The ISV-H forces soldiers to stay on established paths because, despite its "off-road" branding, a 5,000-pound truck carrying 3,000 pounds of people and guns will bog down in soft soil faster than a specialized military vehicle. Once you are on a trail or a road, you are predictable. Once you are predictable, you are dead.
The Hidden Cost of the "Cheap" Option
The Army is paying roughly $450,000 per unit for the ISV-H when you factor in the total program cost and support. For a vehicle with no protection, that is an astronomical price.
Imagine a scenario where we spent that money on autonomous, unmanned ground vehicles (UGVs) instead.
If you're going to send a machine gun into a dangerous area with zero armor, don't put a human inside it. A UGV doesn't care about a 7.62mm round. A UGV doesn't have a family. By insisting on a manned, unarmored vehicle, the Army is choosing the worst of both worlds: the vulnerability of a soft-skin truck with the high-stakes risk of human casualties.
The Illusion of Progress
The procurement of the ISV-H is a classic case of "sunk cost" thinking. The Army committed to the ISV platform years ago, and now they are trying to stretch it into roles it was never meant to fill.
The ISV was originally sold as a "squad carrier"—a bus to get guys from a drop zone to a point of assembly. Now, it’s being dressed up as a combat vehicle. It’s the military equivalent of putting a spoiler and a nitrous tank on a minivan and entering it into Formula 1.
We are teaching our Light Infantry to rely on a platform that will fail them the moment the first shot is fired.
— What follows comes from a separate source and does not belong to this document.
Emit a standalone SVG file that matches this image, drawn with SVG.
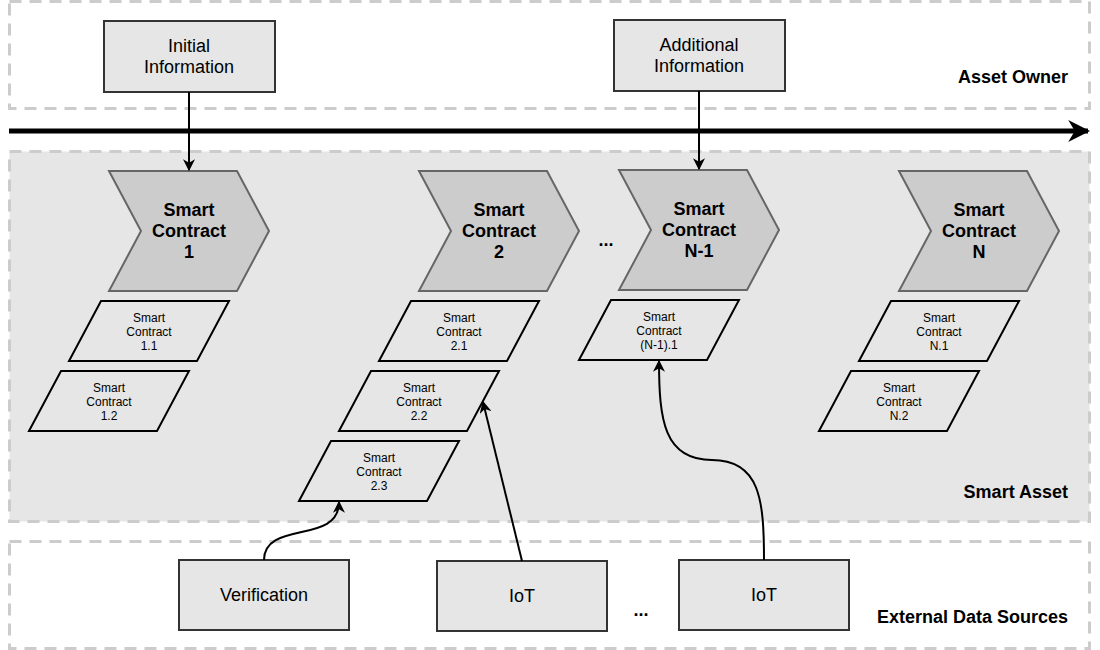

We are trading their lives for the convenience of a Black Hawk's lift capacity.
Stop pretending that a heavy gun on a plastic dashboard is "modernization." It’s a retreat into a style of warfare that died two decades ago.
If the Army wants mobile lethality, it needs to commit to protected mobility or fully autonomous platforms. Anything else is just buying 606 targets and calling it a victory.
Armor matters. Survival matters. The ISV-H provides neither.